北方的五月,略带夏的味道,但还是抓着春天不放手,在春与夏之间摇摆着,犹豫不定。桃花落了,杏花败了,绚丽多姿的月季花也不再娇艳欲滴,如婚后的少妇,只剩下成熟的魅力。我阳台下的石榴花,伴着油菜的花香怒放了。
树型如冠,如钟的榴花开满枝桠,穿梭在拥挤的翠绿,喷吐着盛夏即将到来的激情,喷张着盎然的情趣,点燃了空气,划破了寂寞的黎明,给人以燃烧的渴望。白居易赞道:一丛千朵压栏杆,剪碎红绡却作团。
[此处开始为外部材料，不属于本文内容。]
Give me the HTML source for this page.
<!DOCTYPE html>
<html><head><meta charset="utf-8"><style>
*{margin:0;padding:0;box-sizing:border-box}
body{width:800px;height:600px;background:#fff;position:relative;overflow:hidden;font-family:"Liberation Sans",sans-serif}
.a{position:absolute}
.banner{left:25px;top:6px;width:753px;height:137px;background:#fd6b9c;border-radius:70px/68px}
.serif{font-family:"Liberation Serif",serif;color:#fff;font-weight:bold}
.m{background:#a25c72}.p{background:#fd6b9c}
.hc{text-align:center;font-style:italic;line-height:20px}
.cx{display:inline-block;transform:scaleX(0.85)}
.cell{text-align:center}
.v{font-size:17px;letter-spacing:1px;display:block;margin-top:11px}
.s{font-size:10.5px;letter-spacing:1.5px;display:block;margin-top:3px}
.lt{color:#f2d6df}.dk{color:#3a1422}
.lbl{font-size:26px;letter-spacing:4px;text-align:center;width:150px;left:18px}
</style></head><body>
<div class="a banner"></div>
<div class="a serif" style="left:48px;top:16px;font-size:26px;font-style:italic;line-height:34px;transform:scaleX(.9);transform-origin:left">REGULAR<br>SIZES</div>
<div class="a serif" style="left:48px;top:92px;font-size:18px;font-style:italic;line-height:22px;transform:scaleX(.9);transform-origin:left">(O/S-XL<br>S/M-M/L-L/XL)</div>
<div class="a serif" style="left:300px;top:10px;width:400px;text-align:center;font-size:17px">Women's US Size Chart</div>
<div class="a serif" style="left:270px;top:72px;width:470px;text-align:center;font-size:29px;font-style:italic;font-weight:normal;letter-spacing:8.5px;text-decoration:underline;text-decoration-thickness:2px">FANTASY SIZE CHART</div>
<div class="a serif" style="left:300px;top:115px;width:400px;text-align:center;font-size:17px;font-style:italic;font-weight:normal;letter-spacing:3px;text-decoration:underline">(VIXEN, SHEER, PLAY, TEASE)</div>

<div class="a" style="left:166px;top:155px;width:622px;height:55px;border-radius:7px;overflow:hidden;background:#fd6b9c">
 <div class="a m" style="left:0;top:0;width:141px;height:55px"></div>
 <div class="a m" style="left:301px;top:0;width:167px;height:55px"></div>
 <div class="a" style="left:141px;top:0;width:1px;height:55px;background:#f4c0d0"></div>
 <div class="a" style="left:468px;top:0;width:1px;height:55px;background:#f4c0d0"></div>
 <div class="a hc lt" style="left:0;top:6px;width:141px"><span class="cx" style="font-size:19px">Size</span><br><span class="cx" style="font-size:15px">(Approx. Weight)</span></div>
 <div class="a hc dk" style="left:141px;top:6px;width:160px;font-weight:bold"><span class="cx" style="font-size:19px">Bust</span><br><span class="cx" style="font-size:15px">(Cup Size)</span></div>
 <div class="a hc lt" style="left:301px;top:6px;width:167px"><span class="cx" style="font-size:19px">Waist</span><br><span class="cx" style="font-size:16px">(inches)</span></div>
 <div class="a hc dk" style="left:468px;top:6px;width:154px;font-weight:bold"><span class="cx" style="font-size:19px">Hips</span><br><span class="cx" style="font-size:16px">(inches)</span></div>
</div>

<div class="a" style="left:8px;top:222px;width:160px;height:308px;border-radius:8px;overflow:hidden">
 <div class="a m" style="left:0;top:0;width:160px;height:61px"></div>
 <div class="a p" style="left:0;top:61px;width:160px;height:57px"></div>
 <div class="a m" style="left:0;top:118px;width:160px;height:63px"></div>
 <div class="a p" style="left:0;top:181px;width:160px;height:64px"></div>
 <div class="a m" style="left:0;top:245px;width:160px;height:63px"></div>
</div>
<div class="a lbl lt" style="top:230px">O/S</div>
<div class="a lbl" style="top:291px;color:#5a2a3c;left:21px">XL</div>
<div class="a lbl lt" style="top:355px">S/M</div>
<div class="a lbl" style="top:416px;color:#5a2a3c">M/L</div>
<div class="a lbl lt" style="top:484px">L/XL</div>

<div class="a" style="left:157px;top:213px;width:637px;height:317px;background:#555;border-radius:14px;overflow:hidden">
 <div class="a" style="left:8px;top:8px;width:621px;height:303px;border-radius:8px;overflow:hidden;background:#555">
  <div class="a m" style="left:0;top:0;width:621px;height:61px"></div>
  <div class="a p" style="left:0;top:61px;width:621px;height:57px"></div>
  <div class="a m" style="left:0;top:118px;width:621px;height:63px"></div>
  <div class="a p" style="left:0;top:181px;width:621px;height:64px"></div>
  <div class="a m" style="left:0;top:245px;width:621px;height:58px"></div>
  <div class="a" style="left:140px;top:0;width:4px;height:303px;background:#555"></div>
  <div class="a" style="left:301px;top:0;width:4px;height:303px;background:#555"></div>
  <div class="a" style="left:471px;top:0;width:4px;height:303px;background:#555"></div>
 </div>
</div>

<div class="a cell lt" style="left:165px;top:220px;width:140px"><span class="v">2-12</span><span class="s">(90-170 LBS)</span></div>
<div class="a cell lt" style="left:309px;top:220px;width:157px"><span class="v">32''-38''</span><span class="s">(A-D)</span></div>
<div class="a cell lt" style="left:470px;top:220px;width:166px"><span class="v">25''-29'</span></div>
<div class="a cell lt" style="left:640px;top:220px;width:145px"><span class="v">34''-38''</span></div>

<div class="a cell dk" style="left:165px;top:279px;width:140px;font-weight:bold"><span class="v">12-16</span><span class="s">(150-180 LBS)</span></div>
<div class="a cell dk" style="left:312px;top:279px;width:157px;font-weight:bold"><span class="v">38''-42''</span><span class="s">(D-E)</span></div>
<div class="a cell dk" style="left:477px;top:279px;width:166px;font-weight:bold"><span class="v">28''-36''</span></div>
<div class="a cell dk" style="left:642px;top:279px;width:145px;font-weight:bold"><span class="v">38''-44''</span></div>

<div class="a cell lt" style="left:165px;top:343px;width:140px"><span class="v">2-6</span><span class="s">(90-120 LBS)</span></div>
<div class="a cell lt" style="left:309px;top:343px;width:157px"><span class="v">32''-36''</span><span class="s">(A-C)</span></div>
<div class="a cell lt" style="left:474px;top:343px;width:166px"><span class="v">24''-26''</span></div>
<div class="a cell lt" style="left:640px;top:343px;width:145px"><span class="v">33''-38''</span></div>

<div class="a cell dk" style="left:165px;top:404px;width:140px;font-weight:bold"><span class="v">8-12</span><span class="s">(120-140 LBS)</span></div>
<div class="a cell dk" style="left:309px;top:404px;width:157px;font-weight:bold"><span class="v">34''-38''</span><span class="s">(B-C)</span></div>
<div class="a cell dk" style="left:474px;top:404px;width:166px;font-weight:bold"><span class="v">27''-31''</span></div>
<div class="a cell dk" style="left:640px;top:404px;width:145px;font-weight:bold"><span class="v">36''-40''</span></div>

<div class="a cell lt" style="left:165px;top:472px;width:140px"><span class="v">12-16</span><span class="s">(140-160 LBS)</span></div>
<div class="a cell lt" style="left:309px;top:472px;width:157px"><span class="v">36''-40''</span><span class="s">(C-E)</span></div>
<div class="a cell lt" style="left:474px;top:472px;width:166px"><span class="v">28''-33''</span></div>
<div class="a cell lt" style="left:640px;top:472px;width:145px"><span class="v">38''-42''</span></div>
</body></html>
五月六月的榴花,娇艳但不骄傲,是花的极品,是跳动的火花,是太阳的生命的写照,是绿色中点缀的焰火。
不知道张骞是如何带着这西域的果树精灵,经历了什么样的风雨坎坷才把她移植到中原,但千百年来榴花引发了多少文人****客的情感,白居易感慨她的圣洁美丽,把她喻为花中之最,“闲折两枝持在手,细看不似人间有。花中此物是西施,芙蓉芍药皆嫫母。”把西施的娇媚,芙蓉的出污泥而不染的清高,芍药的雍容华贵集于榴花的一身,她占领了文人纯净的心灵,地位之高,无花能及。
石榴树,枝桠如梅,曲曲弯弯,树身不高,终身只有几米。没有杨树的高大伟岸,也缺乏柳树依依的风韵,但但却是浓缩的精华,孕育出火红的灿烂,给人以希望的鼓励,激励人奔放的冲动。
五月开花,雌雄同株,蕾儿雌大雄小。花儿有责,守望着雌性授粉后逐渐丰满的身躯,陪伴着有孕的身体,走过六月七月八月,眼看果子的成熟,才悄然离去,化作泥土,重新酝酿来年的希望。不会邀功请赏,把收获沉甸甸地寄托在枝头。
秋天之所以称为金秋,就因为大部分成熟的收获都是金黄色的。而石榴却是为数不多的红色收获。枝条上黄绿繁茂的叶子,簇拥着个个滚圆的石榴,在阳光的照映下,红光满面。小嘴拘谨地笑着,如弥勒,似顽童,没有傲慢,不显张狂。
果子的品质堪称诸多果类的楷模,也是人间的榜样。厚厚的榴皮履行着防卫的职责,风来拒之,雨来挡之,用酸涩和厚度阻碍强光的侵入和鸟儿的啄食。是母亲的怀抱,是母性的精神。这高贵的品质来自修养丰富的内涵。正因如此,佳节或喜庆的日子,才能登大雅之堂,人们把吉祥如意,多子多福的美好愿望,盛于典雅的花饰之盘内,收于眼底,藏在心中。偶尔打开一个,果实的颗粒相依为命,紧密团结,使人联想起少女洁白的排列整齐有序的珍珠般的牙齿。
苏东坡有句话很是高雅:宁可食无肉,不可居无竹。想是他出生江南多竹之乡,耳濡目染竹的高洁和不屈不挠的品格,才有感而发,是他性格和为人的写照。我居北方无竹之地,阳台下的石榴树却成了我心仪的生命之树。